On April 4, investors will get a chance to put a price on that risk when the Thruway issues $850 million of bonds, its first-ever subordinate lien long-term debt, to help fund the eight-lane bridge connecting Rockland and Westchester counties about 27 miles north of New York City.

The junior debt is rated A3 by Moody’s, its seventh-highest investment grade, one level lower than the rating on the authority’s $3.2 billion of senior bonds. A majority of the securities being offered April 4 mature in 40 years.

Some of the most actively traded Thruway bonds, which come due in 2032, sold for a yield of 2.54% on April 3, about 1 percentage point more than top-rated debt. That gap, a measure of the risk perceived by investors, has changed little since the securities were issued in late 2014.

David Ambler, a credit analyst at AllianceBernstein Holding in New York, said uncertainty about Thruway tolls wasn’t “a big negative.”

“Absent those toll increases, they’ve articulated a game plan,” Ambler said. “It’s obviously difficult to raise the tolls, there’s no doubt about it. They’ve come up with a methodology to get breathing room.”

The Thruway has been the biggest recipient of $8.3 billion of settlement funds New York has collected from 15 banks and insurance companies for offenses, including transactions on behalf of countries such as Iran and Sudan that are subject to U.S. embargoes. The biggest chunk, $3.6 billion, has come from BNP Paribas, France’s largest bank, which in 2014 agreed to plead guilty for violating sanctions.

In addition to settlement funds and its own bond sales, the Thruway also is using a $1.6 billion federal loan to finance the new bridge.

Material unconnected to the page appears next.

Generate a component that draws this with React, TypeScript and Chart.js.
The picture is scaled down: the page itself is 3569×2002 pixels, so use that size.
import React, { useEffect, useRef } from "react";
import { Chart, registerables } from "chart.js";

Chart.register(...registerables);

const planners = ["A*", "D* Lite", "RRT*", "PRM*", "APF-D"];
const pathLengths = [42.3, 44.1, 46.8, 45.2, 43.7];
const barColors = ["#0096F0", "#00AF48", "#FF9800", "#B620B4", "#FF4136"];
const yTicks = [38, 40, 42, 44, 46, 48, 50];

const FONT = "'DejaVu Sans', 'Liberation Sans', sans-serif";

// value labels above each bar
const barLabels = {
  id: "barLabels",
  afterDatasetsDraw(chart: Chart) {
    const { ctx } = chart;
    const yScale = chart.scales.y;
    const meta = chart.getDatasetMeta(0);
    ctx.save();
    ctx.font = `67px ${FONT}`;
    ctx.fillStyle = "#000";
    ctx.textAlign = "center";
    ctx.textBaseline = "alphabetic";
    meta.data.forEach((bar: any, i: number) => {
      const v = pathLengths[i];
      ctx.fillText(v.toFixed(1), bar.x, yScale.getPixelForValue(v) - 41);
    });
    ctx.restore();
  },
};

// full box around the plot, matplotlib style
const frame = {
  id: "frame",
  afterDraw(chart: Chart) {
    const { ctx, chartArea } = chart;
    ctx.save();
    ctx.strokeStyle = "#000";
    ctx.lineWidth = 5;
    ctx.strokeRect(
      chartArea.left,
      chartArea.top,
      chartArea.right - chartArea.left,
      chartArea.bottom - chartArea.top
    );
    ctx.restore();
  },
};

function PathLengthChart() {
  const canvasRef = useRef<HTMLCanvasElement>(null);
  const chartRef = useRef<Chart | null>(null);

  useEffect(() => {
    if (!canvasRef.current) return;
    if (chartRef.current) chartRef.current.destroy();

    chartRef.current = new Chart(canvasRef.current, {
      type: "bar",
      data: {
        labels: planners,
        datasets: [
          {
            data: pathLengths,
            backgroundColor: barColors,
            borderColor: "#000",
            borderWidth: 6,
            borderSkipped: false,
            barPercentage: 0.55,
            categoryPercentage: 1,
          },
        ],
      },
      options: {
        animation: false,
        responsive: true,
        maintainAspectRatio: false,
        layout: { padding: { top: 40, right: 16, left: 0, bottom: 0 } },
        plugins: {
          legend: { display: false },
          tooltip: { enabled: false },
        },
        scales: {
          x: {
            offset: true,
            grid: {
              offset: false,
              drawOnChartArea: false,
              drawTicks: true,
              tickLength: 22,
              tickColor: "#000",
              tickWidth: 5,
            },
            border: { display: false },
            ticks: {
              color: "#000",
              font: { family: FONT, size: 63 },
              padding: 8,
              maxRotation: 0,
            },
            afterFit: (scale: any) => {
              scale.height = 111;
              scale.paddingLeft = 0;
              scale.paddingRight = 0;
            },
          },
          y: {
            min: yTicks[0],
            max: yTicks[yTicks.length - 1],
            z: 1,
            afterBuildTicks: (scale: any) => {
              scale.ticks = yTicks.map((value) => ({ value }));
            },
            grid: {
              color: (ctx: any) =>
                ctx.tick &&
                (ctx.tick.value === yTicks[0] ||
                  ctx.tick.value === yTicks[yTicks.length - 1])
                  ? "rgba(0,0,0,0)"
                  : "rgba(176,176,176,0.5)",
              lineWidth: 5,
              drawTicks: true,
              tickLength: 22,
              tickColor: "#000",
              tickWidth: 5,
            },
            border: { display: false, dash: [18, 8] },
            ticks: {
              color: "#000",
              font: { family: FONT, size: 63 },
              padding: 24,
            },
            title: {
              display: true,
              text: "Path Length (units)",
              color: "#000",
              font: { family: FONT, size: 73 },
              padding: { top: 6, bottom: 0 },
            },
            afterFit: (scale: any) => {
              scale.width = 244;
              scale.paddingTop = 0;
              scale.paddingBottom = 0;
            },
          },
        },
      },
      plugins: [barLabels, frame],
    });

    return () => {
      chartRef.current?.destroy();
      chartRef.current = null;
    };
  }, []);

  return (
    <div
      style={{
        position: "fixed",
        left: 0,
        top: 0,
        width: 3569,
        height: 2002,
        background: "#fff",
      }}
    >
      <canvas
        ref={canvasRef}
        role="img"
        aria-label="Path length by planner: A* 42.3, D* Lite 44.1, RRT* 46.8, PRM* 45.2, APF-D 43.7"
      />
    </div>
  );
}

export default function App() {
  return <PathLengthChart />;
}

The bank settlement cash has enabled the authority, which oversees one of the longest U.S. toll roads, to subsidize drivers’ fees that already are low compared with its peers, according to Moody’s.

The Tappan Zee Bridge’s current $5 passenger-car tolls are a third less than the $15 it costs to cross the George Washington Bridge or take the Holland and Lincoln tunnels from New Jersey to New York. On the Thruway itself, passenger cars pay 5 cents per mile. That compares with 13 cents for cars on the Pennsylvania Turnpike.

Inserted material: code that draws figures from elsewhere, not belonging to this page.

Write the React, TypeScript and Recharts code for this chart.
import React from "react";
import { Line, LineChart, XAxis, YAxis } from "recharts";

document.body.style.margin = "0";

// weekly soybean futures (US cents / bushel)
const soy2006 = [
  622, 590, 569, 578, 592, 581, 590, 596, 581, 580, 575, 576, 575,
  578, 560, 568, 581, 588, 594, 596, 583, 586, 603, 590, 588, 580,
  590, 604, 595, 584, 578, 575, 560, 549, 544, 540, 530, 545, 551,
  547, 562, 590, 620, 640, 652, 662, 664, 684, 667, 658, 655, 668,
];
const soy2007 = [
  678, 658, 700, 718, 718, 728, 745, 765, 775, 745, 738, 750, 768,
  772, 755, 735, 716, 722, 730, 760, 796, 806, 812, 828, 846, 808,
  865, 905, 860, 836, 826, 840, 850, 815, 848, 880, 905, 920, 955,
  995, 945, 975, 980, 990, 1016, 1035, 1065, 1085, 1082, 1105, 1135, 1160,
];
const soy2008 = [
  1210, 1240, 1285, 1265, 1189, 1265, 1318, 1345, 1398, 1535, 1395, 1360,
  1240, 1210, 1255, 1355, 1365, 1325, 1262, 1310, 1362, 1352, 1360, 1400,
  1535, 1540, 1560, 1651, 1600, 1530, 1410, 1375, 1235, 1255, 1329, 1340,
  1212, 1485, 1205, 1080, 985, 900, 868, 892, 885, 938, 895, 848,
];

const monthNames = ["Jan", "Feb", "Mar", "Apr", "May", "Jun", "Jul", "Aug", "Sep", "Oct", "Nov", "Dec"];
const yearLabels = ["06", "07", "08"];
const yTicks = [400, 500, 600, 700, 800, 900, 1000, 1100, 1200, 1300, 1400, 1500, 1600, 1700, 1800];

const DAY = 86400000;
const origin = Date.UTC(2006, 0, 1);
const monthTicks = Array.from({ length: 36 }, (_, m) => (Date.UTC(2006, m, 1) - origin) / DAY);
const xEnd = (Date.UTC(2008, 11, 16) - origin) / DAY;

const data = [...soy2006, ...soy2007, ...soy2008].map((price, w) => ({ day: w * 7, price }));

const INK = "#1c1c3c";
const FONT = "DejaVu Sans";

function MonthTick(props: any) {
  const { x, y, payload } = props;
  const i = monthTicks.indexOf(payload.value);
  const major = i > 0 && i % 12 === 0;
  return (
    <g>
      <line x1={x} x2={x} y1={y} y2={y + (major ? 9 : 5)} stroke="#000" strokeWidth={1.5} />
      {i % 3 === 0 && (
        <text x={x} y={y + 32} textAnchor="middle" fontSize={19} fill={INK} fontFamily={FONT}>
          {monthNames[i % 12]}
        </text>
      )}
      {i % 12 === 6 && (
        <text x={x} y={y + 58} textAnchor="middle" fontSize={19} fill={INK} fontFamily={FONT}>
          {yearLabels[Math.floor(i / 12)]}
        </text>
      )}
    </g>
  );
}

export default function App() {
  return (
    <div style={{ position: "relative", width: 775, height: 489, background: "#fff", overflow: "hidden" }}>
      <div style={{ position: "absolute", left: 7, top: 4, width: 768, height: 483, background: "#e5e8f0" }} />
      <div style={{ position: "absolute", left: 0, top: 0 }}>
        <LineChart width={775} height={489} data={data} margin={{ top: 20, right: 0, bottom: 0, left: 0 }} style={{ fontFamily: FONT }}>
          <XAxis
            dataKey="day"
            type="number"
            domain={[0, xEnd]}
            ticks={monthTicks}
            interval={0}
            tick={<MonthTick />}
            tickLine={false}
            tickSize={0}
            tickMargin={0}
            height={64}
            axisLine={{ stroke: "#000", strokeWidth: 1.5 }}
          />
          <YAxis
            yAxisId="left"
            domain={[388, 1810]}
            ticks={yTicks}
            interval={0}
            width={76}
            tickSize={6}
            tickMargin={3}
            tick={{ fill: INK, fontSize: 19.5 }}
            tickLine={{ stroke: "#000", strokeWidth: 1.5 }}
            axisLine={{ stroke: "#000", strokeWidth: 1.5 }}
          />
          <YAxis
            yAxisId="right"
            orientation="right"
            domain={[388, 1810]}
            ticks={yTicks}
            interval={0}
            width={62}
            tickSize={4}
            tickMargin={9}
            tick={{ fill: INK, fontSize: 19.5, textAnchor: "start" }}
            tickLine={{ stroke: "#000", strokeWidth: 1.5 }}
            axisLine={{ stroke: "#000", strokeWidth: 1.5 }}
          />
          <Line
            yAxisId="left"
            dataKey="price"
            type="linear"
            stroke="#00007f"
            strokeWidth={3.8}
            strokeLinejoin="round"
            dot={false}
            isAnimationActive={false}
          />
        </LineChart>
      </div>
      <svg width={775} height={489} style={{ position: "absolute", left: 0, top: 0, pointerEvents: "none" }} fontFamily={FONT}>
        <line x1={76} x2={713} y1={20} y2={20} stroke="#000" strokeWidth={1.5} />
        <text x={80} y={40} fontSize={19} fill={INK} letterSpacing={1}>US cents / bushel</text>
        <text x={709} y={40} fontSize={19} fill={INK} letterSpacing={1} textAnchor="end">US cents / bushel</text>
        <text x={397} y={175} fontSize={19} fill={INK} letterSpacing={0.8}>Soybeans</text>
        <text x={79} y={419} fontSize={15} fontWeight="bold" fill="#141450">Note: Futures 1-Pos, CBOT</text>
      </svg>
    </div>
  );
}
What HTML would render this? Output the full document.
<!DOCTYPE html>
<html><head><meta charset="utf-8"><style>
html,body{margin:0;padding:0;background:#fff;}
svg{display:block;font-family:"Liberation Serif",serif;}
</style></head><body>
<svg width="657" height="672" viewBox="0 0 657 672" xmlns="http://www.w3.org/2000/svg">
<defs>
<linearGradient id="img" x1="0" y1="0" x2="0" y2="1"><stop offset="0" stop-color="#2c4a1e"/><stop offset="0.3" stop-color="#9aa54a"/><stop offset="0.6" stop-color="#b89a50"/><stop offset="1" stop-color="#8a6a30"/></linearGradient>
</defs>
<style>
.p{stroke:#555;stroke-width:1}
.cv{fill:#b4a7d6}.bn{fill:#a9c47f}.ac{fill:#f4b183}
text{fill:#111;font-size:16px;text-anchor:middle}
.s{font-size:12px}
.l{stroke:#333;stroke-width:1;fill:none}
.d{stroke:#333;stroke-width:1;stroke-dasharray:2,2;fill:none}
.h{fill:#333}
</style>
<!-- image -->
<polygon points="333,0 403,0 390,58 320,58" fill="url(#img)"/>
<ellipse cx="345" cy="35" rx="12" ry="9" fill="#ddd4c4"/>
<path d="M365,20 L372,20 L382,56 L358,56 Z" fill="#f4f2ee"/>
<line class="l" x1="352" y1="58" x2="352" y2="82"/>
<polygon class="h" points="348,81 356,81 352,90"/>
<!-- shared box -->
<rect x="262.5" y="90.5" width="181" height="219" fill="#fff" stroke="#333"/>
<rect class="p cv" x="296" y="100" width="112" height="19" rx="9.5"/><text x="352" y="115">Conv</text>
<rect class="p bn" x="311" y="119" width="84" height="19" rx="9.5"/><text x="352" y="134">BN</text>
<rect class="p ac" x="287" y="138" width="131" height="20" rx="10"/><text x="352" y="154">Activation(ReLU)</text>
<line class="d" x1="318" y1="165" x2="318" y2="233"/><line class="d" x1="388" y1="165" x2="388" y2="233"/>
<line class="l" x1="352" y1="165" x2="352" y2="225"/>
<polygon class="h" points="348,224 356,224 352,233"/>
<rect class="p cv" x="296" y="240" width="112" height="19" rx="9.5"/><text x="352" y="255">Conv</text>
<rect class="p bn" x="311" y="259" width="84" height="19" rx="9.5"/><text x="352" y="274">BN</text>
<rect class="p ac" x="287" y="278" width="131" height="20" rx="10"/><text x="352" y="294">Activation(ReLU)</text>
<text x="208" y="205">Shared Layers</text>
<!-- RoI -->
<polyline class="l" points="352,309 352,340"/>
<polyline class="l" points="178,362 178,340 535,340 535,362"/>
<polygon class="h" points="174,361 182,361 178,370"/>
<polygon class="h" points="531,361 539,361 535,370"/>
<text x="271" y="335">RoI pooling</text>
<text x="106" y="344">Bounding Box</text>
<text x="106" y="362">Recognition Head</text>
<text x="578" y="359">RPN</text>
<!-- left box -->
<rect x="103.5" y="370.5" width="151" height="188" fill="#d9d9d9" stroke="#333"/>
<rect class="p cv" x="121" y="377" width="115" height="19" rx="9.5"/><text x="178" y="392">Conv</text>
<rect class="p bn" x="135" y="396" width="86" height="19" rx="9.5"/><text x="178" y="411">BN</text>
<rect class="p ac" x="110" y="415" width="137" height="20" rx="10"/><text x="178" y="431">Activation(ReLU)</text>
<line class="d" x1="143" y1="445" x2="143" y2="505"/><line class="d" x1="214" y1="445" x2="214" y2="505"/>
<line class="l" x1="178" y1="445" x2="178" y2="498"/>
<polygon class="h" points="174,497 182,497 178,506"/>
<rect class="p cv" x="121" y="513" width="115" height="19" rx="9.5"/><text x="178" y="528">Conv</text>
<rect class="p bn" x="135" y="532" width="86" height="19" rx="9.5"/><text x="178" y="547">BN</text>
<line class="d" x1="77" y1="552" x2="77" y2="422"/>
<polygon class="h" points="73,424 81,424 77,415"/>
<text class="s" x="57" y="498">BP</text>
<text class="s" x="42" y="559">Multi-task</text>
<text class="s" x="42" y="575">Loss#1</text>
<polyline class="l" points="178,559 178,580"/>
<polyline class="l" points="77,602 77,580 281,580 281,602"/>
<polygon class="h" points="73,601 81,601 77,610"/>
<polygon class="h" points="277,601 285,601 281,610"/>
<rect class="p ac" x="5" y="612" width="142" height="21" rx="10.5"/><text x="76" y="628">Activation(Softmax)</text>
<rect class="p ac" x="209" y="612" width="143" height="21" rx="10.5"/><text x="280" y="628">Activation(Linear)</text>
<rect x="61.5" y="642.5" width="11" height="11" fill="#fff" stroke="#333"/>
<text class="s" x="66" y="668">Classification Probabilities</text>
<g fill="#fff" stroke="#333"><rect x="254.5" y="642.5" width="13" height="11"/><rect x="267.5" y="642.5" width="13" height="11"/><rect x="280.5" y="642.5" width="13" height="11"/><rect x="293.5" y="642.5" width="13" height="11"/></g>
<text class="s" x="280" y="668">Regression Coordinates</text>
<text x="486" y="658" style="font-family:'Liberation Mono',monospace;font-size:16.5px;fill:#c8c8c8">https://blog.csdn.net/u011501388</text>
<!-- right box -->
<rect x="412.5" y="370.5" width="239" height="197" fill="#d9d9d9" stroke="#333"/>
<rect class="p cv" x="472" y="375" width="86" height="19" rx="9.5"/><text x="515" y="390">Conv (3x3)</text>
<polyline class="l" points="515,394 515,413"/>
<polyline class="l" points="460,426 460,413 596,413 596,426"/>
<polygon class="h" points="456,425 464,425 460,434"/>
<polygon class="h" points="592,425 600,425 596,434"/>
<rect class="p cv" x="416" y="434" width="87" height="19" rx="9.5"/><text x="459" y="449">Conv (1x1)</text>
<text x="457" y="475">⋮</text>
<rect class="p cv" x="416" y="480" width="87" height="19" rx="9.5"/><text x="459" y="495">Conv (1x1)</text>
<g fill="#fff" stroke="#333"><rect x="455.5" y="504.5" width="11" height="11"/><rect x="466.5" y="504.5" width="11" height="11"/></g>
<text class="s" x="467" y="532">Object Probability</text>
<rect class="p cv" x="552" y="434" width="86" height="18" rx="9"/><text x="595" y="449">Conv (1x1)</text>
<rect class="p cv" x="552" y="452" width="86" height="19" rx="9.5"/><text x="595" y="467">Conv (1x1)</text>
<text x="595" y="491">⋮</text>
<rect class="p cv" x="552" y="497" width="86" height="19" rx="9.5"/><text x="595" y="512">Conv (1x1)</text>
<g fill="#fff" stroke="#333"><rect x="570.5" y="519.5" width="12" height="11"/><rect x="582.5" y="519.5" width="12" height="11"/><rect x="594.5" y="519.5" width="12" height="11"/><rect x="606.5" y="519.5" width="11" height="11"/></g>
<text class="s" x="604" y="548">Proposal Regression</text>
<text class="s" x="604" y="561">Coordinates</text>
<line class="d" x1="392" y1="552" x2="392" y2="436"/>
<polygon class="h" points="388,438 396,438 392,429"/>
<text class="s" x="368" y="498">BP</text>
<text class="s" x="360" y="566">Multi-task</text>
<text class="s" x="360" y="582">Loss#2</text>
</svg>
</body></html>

Cuomo “has basically established toll suppression on the Thruway as a priority,” McMahon said. “I don’t know why, because it’s not a subject of dinner table conversation.”

The governor’s office sees it differently. “E.J. must not be eating dinner with anyone who commutes on the Thruway,” said Morris Peters, a spokesman for Cuomo’s budget division. “The Thruway is a vital artery for commerce and transportation, and that’s why the governor has frozen tolls until at least 2020 and established a task force to look closely at the issue before increased tolls impact anyone’s cost of living.”

The task force set up in November has yet to meet.

The Tappan Zee opened in 1955 and was built to last 50 years. It carries 138,000 vehicles a day, 40% more than its original design intended, clogging traffic, according to the Thruway.